◆ WHAT YOU ARE ASKED TO DO:
Go through the material below and copy all lines with "that".

◆ INFORMATION GIVEN:
++++++
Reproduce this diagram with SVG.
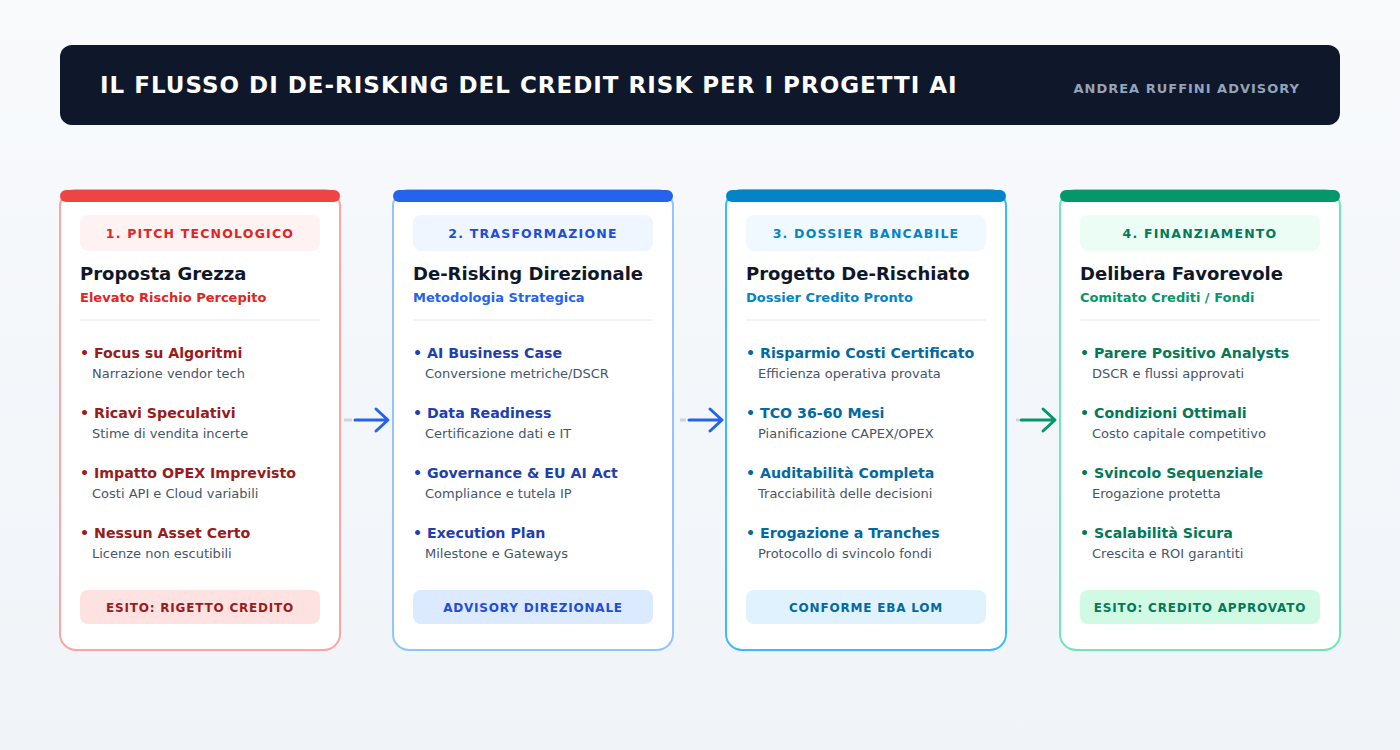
++++++
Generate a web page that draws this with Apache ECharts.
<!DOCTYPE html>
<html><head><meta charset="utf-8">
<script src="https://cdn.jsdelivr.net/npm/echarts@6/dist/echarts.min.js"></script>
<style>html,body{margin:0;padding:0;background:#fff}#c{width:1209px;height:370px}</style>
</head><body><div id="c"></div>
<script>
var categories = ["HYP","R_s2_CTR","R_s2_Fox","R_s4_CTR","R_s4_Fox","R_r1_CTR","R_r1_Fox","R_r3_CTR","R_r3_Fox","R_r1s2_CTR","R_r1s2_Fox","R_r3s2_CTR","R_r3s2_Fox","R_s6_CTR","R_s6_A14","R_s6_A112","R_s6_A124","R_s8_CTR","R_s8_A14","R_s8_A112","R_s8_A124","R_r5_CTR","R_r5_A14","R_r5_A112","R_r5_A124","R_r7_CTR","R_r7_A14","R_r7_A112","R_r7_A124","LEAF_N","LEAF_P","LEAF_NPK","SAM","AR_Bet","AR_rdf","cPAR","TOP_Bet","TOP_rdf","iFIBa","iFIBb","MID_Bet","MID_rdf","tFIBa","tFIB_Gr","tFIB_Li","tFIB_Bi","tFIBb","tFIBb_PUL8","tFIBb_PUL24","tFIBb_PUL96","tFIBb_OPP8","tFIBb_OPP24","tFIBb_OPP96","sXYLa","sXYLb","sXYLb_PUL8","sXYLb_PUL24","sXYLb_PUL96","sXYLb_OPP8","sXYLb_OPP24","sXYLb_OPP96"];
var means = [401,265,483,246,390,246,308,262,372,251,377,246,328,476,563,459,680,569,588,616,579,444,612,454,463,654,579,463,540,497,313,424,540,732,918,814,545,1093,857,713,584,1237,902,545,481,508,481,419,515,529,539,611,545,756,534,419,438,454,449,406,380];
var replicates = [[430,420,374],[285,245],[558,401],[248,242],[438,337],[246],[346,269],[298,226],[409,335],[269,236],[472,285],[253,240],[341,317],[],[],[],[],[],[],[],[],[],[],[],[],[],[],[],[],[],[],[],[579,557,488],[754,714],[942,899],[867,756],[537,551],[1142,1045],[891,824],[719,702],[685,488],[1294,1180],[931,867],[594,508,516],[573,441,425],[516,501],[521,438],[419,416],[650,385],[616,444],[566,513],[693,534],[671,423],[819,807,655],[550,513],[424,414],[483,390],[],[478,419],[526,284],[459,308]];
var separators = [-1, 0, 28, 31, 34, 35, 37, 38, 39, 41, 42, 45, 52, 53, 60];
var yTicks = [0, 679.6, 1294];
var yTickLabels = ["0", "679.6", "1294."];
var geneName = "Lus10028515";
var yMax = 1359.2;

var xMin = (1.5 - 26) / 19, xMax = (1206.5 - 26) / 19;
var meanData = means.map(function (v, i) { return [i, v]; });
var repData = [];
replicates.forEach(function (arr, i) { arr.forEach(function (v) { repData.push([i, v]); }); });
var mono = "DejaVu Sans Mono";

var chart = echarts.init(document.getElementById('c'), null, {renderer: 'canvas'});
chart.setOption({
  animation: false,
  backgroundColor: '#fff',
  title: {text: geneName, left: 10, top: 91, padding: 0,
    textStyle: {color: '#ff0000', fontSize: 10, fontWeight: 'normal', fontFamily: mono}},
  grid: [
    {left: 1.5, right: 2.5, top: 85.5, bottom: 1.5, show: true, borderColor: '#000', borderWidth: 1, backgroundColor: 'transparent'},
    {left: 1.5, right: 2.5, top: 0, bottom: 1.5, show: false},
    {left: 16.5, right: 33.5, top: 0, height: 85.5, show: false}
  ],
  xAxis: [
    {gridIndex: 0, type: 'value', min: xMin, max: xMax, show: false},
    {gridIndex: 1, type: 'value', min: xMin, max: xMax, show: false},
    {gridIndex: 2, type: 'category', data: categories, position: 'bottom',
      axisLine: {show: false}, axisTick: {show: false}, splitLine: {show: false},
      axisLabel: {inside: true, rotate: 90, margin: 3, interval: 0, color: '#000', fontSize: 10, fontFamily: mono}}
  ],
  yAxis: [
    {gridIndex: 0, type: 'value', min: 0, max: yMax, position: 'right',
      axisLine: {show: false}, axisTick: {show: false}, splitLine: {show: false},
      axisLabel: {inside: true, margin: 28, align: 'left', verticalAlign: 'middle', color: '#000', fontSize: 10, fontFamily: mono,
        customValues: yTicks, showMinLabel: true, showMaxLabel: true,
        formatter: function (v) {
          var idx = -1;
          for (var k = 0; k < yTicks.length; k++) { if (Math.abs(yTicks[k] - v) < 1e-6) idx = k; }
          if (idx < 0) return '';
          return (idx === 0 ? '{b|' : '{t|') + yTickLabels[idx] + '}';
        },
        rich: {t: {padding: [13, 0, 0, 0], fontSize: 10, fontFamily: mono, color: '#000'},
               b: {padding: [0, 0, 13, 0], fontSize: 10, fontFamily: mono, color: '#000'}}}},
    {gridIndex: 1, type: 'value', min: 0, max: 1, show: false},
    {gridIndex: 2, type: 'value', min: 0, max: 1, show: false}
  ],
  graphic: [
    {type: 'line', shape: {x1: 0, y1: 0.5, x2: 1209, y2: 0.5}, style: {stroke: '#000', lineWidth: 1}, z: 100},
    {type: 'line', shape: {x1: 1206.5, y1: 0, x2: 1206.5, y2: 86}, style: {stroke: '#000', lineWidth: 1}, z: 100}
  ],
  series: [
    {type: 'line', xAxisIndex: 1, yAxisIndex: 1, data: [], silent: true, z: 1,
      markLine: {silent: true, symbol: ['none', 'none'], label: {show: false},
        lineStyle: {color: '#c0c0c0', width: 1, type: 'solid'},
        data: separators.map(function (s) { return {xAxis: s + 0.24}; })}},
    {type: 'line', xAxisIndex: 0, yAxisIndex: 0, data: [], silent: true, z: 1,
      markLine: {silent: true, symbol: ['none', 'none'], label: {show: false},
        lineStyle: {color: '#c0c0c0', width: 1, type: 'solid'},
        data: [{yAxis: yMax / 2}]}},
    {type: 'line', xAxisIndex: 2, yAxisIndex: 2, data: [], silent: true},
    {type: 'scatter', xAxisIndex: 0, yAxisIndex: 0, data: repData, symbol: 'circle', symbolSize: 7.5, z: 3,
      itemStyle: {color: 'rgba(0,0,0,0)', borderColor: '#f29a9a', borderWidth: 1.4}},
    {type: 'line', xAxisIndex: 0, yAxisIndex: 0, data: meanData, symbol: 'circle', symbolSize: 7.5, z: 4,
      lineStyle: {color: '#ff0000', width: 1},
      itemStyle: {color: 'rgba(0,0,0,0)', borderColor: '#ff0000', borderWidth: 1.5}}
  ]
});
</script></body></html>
++++++
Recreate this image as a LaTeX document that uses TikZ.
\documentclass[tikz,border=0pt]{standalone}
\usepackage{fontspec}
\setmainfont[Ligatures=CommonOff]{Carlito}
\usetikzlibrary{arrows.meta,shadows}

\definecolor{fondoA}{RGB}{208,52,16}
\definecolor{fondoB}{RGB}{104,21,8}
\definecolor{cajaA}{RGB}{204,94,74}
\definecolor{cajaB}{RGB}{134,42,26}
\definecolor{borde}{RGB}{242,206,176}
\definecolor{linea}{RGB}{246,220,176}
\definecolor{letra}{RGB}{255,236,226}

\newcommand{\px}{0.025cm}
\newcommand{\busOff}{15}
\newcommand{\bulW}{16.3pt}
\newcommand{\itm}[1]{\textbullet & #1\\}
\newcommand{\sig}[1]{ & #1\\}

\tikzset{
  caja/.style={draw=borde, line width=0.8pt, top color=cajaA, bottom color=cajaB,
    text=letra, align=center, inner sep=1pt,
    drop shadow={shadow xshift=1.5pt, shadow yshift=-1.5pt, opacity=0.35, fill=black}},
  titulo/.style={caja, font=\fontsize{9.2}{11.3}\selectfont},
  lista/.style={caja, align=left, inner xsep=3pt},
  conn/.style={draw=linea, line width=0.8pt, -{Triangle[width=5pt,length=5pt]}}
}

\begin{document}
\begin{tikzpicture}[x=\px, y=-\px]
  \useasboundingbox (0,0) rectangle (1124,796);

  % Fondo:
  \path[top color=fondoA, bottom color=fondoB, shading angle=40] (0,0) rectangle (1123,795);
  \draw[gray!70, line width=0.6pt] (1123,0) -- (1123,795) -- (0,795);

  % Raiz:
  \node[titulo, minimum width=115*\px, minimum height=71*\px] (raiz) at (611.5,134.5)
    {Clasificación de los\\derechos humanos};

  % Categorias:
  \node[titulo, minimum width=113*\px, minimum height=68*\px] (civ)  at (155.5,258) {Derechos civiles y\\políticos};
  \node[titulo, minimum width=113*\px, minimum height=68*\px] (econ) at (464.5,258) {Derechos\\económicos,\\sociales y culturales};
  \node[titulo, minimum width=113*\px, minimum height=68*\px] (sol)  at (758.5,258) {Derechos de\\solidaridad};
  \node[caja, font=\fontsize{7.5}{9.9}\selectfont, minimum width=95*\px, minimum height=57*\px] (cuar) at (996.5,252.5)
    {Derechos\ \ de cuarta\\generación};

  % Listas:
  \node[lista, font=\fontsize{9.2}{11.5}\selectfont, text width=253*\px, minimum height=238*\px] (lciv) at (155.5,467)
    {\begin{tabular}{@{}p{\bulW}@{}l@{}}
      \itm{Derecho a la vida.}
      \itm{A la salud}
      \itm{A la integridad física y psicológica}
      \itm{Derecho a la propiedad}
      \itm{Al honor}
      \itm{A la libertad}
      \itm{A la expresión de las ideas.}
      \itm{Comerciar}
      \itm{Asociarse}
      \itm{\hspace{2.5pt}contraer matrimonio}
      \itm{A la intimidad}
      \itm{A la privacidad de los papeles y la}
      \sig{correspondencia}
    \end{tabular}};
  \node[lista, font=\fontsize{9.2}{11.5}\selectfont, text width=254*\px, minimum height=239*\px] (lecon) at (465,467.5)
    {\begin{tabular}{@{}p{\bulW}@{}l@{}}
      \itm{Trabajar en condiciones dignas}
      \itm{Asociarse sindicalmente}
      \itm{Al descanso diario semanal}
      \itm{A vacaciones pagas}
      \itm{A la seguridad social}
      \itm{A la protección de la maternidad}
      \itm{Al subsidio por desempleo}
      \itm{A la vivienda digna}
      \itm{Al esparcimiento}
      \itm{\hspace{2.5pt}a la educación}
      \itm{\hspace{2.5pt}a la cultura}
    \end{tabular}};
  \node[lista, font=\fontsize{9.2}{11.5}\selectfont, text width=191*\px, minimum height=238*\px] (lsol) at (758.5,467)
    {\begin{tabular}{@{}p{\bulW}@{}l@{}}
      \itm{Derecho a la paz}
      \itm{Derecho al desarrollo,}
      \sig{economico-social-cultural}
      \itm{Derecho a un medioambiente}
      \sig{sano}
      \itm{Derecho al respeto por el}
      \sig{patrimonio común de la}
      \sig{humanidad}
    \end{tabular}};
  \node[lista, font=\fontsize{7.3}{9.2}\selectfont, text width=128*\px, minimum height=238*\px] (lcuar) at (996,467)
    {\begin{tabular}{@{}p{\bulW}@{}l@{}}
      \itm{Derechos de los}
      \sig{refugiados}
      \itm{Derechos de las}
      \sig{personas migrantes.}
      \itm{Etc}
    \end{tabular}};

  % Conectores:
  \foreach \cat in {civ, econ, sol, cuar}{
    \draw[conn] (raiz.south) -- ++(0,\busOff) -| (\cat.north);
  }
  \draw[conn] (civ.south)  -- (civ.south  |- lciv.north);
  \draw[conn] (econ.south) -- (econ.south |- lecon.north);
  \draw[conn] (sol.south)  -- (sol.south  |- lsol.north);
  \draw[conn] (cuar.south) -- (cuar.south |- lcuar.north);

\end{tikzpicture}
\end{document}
++++++
◆ RESPONSE:
Generate a web page that draws this with Apache ECharts.
Recreate this image as a LaTeX document that uses TikZ.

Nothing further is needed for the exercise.